To trade on margin, sometimes called securities based lending, an investor must enter an agreement with his or her broker. It is different than a regular cash account agreement but, nonetheless, may be quietly “slipped in” by a broker as an additional term in the opening account agreement. Cross it out.
The maximum that an investor can borrow is fifty percent of the value of his or her securities purchase. That alone should suggest that margin buying is a risky adventure. Even today, after the financial crisis, 80 and even 90 percent mortgages are available to credit worthy home buyers. Yet, only 50 percent financing is available to securities buyers, even though there are ready markets to buy and sell securities on a daily basis. Moreover, an investor’s securities account is instant collateral for a margin loan.

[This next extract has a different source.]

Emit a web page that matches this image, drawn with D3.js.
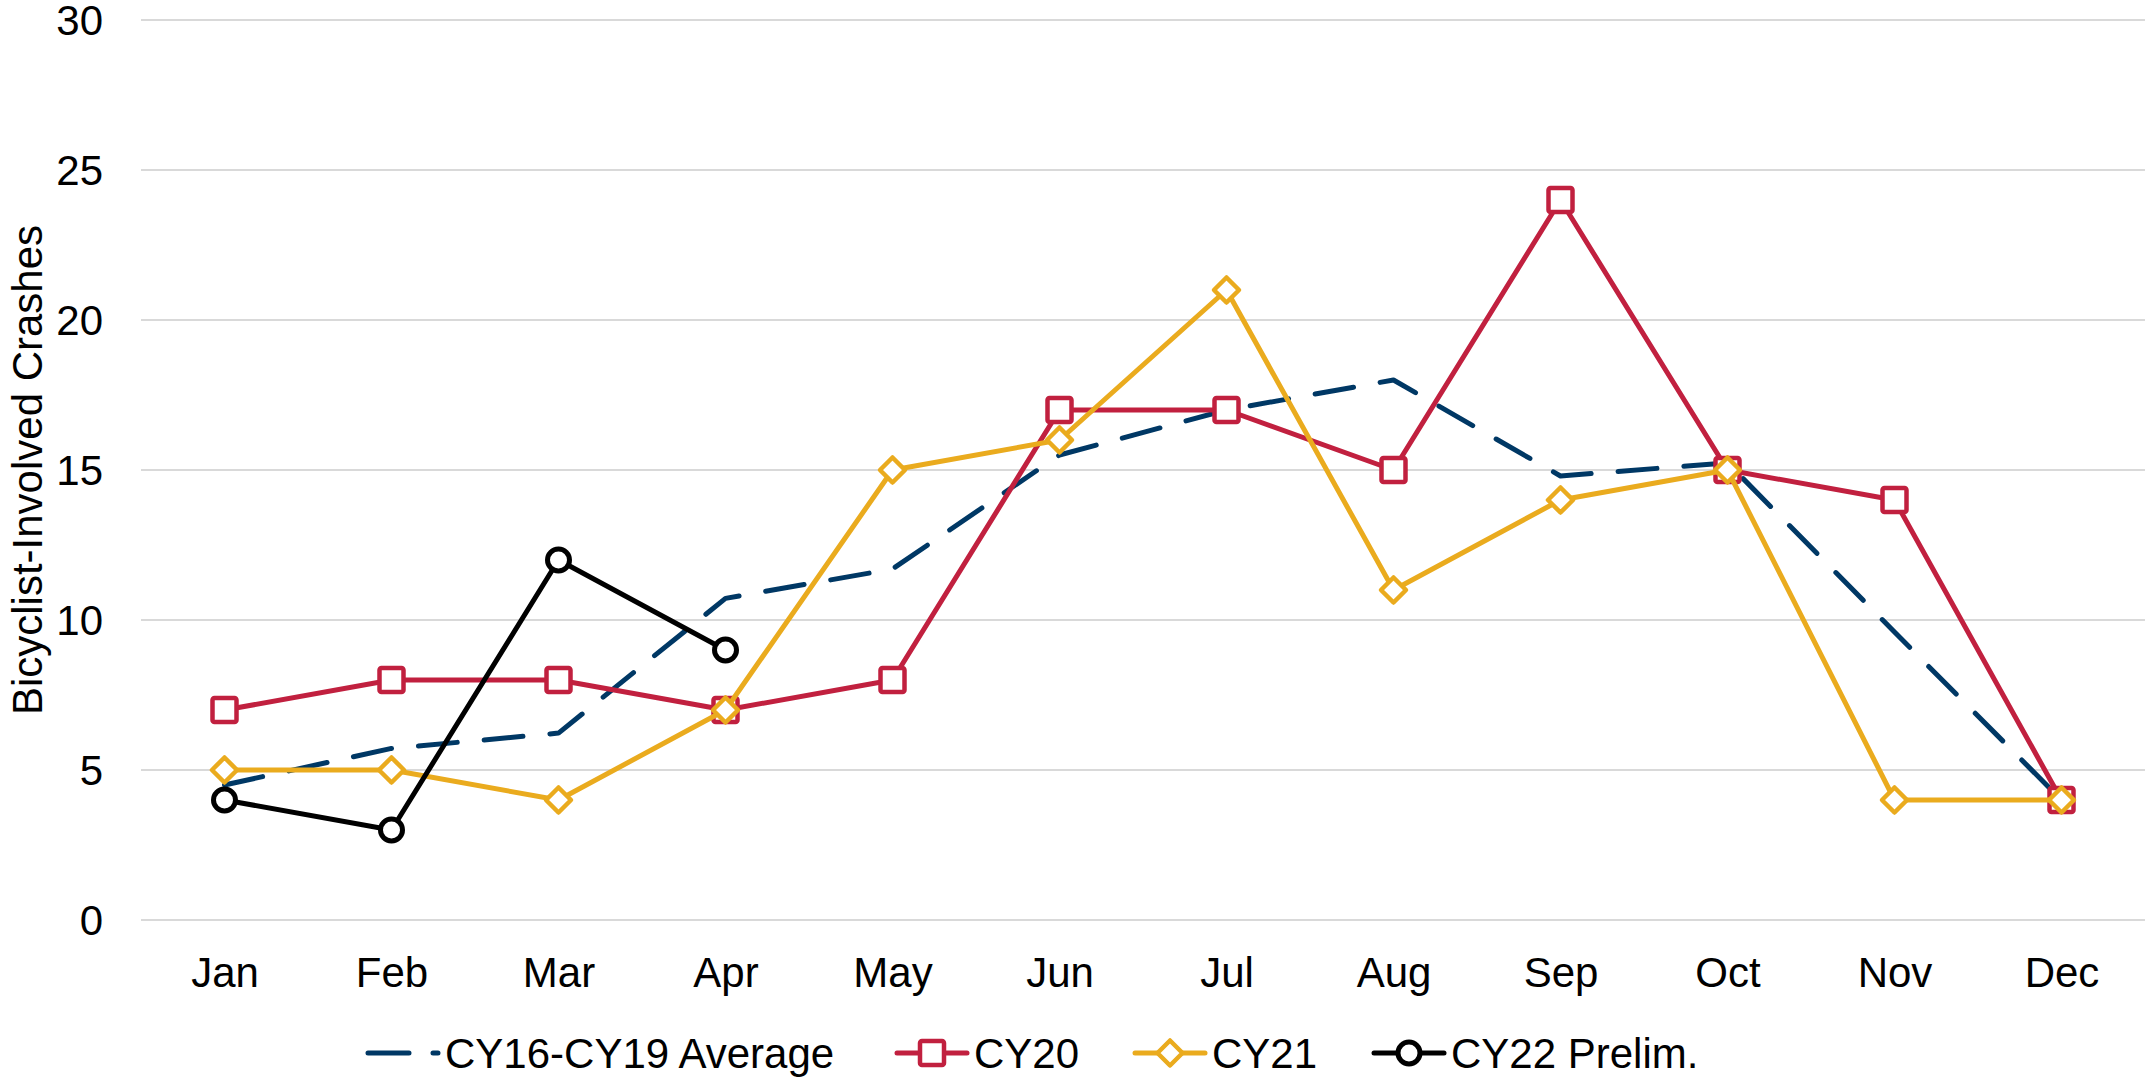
<!DOCTYPE html>
<html><head><meta charset="utf-8">
<script src="https://cdn.jsdelivr.net/npm/d3@7"></script>
<style>
html,body{margin:0;padding:0;background:#fff;}
text{font-family:"Liberation Sans",Arial,sans-serif;fill:#000;}
</style></head>
<body><svg id="c" width="2146" height="1080"></svg>
<script>
const months = ["Jan","Feb","Mar","Apr","May","Jun","Jul","Aug","Sep","Oct","Nov","Dec"];
const yTicks = [0,5,10,15,20,25,30];
const avgValues = [4.5,5.72,6.23,10.72,11.7,15.5,17,18,14.8,15.24,9.6,4];
const cy20Values = [7,8,8,7,8,17,17,15,24,15,14,4];
const cy21Values = [5,5,4,7,15,16,21,11,14,15,4,4];
const cy22Values = [4,3,12,9];
const seriesNames = ["CY16-CY19 Average","CY20","CY21","CY22 Prelim."];
const yTitle = "Bicyclist-Involved Crashes";

const series = [
  {name: seriesNames[0], values: avgValues, color: "#003865", marker: "none", dash: "39 27"},
  {name: seriesNames[1], values: cy20Values, color: "#C1203F", marker: "square"},
  {name: seriesNames[2], values: cy21Values, color: "#EAAB1E", marker: "diamond"},
  {name: seriesNames[3], values: cy22Values, color: "#000000", marker: "circle"}
];

const svg = d3.select("#c");
const x = d3.scalePoint().domain(months).range([141, 2145]).padding(0.5);
const y = d3.scaleLinear().domain([0,30]).range([920,20]);

// gridlines
svg.append("g").selectAll("line").data(yTicks).join("line")
  .attr("x1", 141).attr("x2", 2145)
  .attr("y1", d => y(d)).attr("y2", d => y(d))
  .attr("stroke", "#d9d9d9").attr("stroke-width", 2);

// y axis labels
const yAxis = d3.axisLeft(y).tickValues(yTicks).tickSize(0).tickPadding(0);
const gy = svg.append("g").attr("transform","translate(103,0)").call(yAxis);
gy.select(".domain").remove();
gy.selectAll("text").attr("font-size", 42).attr("font-family", "Liberation Sans, Arial, sans-serif").attr("fill","#000").attr("dy","0.35em");

// x axis labels
const xAxis = d3.axisBottom(x).tickSize(0).tickPadding(0);
const gx = svg.append("g").attr("transform","translate(0,958)").call(xAxis);
gx.select(".domain").remove();
gx.selectAll("text").attr("font-size", 42).attr("font-family", "Liberation Sans, Arial, sans-serif").attr("fill","#000").attr("dy","0.7em");

// y title
svg.append("text").attr("transform","translate(42,470) rotate(-90)")
  .attr("text-anchor","middle").attr("font-size",42).text(yTitle);

function drawMarker(g, type, color, cx, cy) {
  if (type === "square") {
    g.append("rect").attr("x", cx-12).attr("y", cy-12).attr("width", 24).attr("height", 24)
      .attr("rx", 2).attr("fill","#fff").attr("stroke", color).attr("stroke-width", 4.5);
  } else if (type === "diamond") {
    g.append("path").attr("d", `M${cx},${cy-12.5}L${cx+12.5},${cy}L${cx},${cy+12.5}L${cx-12.5},${cy}Z`)
      .attr("fill","#fff").attr("stroke", color).attr("stroke-width", 4.5).attr("stroke-linejoin","round");
  } else if (type === "circle") {
    g.append("circle").attr("cx", cx).attr("cy", cy).attr("r", 11)
      .attr("fill","#fff").attr("stroke", color).attr("stroke-width", 5);
  }
}

const line = d3.line().x((d,i) => x(months[i])).y(d => y(d));

series.forEach(s => {
  const g = svg.append("g");
  g.append("path").attr("d", line(s.values)).attr("fill","none")
    .attr("stroke", s.color).attr("stroke-width", 5)
    .attr("stroke-linejoin","round").attr("stroke-linecap","round")
    .attr("stroke-dasharray", s.dash || null);
  if (s.marker !== "none") {
    s.values.forEach((v,i) => drawMarker(g, s.marker, s.color, x(months[i]), y(v)));
  }
});

// legend
const legendX = [368, 897, 1135, 1374];
const legendY = 1053;
series.forEach((s,i) => {
  const g = svg.append("g");
  const lx = legendX[i];
  g.append("line").attr("x1", lx).attr("x2", lx+70).attr("y1", legendY).attr("y2", legendY)
    .attr("stroke", s.color).attr("stroke-width", 5).attr("stroke-linecap","round")
    .attr("stroke-dasharray", s.dash ? "41 24" : null);
  if (s.marker !== "none") drawMarker(g, s.marker, s.color, lx+35, legendY);
  g.append("text").attr("x", lx+77).attr("y", legendY+15).attr("font-size", 42).text(s.name);
});
</script></body></html>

Unlike a mortgage loan, there is no court to examine the fairness of a “foreclosure”. As soon as the investor’s account falls below a value of 50 percent of the margin (loan) balance, the brokerage, without any notice to you, can and will immediately sell your stocks, whichever ones it may choose, for whatever it can get, to bring the margin balance, including all the built up interest, back down to 50 percent or less. In the industry, such a calamitous event is referred to as a “margin call”.

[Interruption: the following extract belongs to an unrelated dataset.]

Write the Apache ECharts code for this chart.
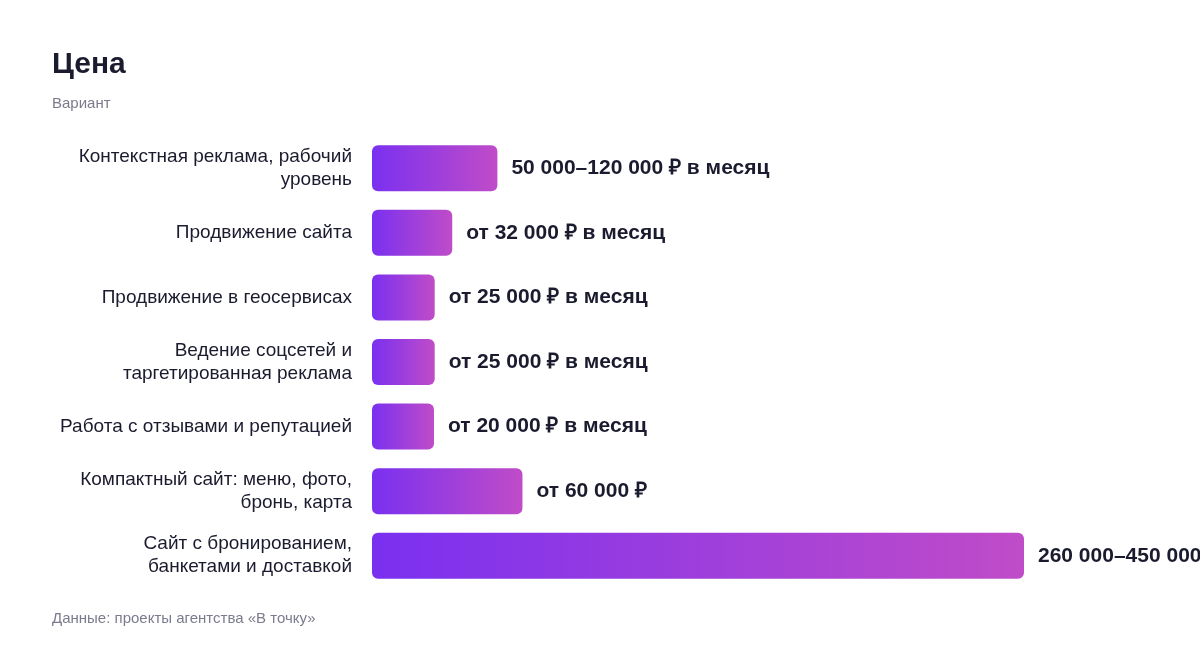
<!DOCTYPE html>
<html>
<head>
<meta charset="utf-8">
<script src="https://cdn.jsdelivr.net/npm/echarts@6/dist/echarts.min.js"></script>
<style>
  html, body { margin: 0; padding: 0; background: #fff; }
  #main { width: 1200px; height: 648px; }
</style>
</head>
<body>
<div id="main"></div>
<script>
// data
var categories = [
  'Контекстная реклама, рабочий\nуровень',
  'Продвижение сайта',
  'Продвижение в геосервисах',
  'Ведение соцсетей и\nтаргетированная реклама',
  'Работа с отзывами и репутацией',
  'Компактный сайт: меню, фото,\nбронь, карта',
  'Сайт с бронированием,\nбанкетами и доставкой'
];
var values = [50000, 32000, 25000, 25000, 20000, 60000, 260000];
var priceLabels = [
  '50 000–120 000 ₽ в месяц',
  'от 32 000 ₽ в месяц',
  'от 25 000 ₽ в месяц',
  'от 25 000 ₽ в месяц',
  'от 20 000 ₽ в месяц',
  'от 60 000 ₽',
  '260 000–450 000 ₽'
];

var font = '"Liberation Sans", Arial, Helvetica, sans-serif';
var dark = '#1b1b2f';
var grey = '#7b7b8e';

var myChart = echarts.init(document.getElementById('main'));

var barColor = new echarts.graphic.LinearGradient(0, 0, 1, 0, [
  { offset: 0, color: '#7a30f0' },
  { offset: 1, color: '#c04cc8' }
]);

var option = {
  backgroundColor: '#fff',
  animation: false,
  title: {
    text: 'Цена',
    subtext: 'Вариант',
    left: 52,
    top: 50,
    padding: 0,
    itemGap: 16,
    textStyle: { fontFamily: font, fontSize: 30, fontWeight: 'bold', color: dark },
    subtextStyle: { fontFamily: font, fontSize: 15, color: grey }
  },
  grid: { left: 372, right: 176, top: 136, bottom: 60, containLabel: false },
  xAxis: {
    type: 'value',
    min: 0,
    max: 260000,
    show: false
  },
  yAxis: {
    type: 'category',
    data: categories,
    inverse: true,
    axisLine: { show: false },
    axisTick: { show: false },
    axisLabel: {
      margin: 20,
      padding: [4, 0, 0, 0],
      fontFamily: font,
      fontSize: 19,
      lineHeight: 23,
      color: dark,
      align: 'right'
    }
  },
  series: [{
    type: 'bar',
    data: values,
    barWidth: 46,
    barMinHeight: 62,
    itemStyle: { color: barColor, borderRadius: 6 },
    label: {
      show: true,
      position: 'right',
      distance: 14,
      padding: [4, 0, 0, 0],
      fontFamily: font,
      fontSize: 21,
      fontWeight: 'bold',
      color: dark,
      formatter: function (p) { return priceLabels[p.dataIndex]; }
    }
  }],
  graphic: [{
    type: 'text',
    left: 52,
    top: 611,
    style: {
      text: 'Данные: проекты агентства «В точку»',
      font: '15px ' + font,
      fill: grey
    }
  }]
};

myChart.setOption(option);
</script>
</body>
</html>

Even, if an investor never suffers a margin call, the longer an investment remains margin funded the higher the costs and, accordingly, the less likely the already slim chance of realizing an investment profit.
If an investor has $5,000 to invest, utilizing margin can allow a $10,000 purchase. If your purchase doubles in value, you are whole, except for the commissions and interest to be paid. The amount of interest depends on how long it takes for the stock to double in value. On the other hand, a $5000 cash investment, that is an investment without resort to margin, if it doubles, generates a profit of another $5000 at no interest cost and without the high risk of the loss of twice the sum you had to invest in the first place.
The role of the lawyer is to spot when your losses are the result of unjustified broker advised margin investing. Securities lawyers are trained to identify this too common, underhanded practice. A virtual certainty is that without counsel, the margin victimized investor will be without effective recourse. The broker will never right his wrongdoing on an investor’s plea for fair play. Strong arm, unrelenting lawyering, is the only language that speaks to the predator.
Margin transactions are not for the inexperienced. In fact, they are perilous for everyone except the broker-dealer who always holds all the face cards. True, a broker may be liable if he ill-advisedly exposes an investor to the losses of securities based lending. Yet, it’s so much wiser to avoid the situation in the first place and cap investment risk to the cash you can afford to lose rather than gambling with twice as much.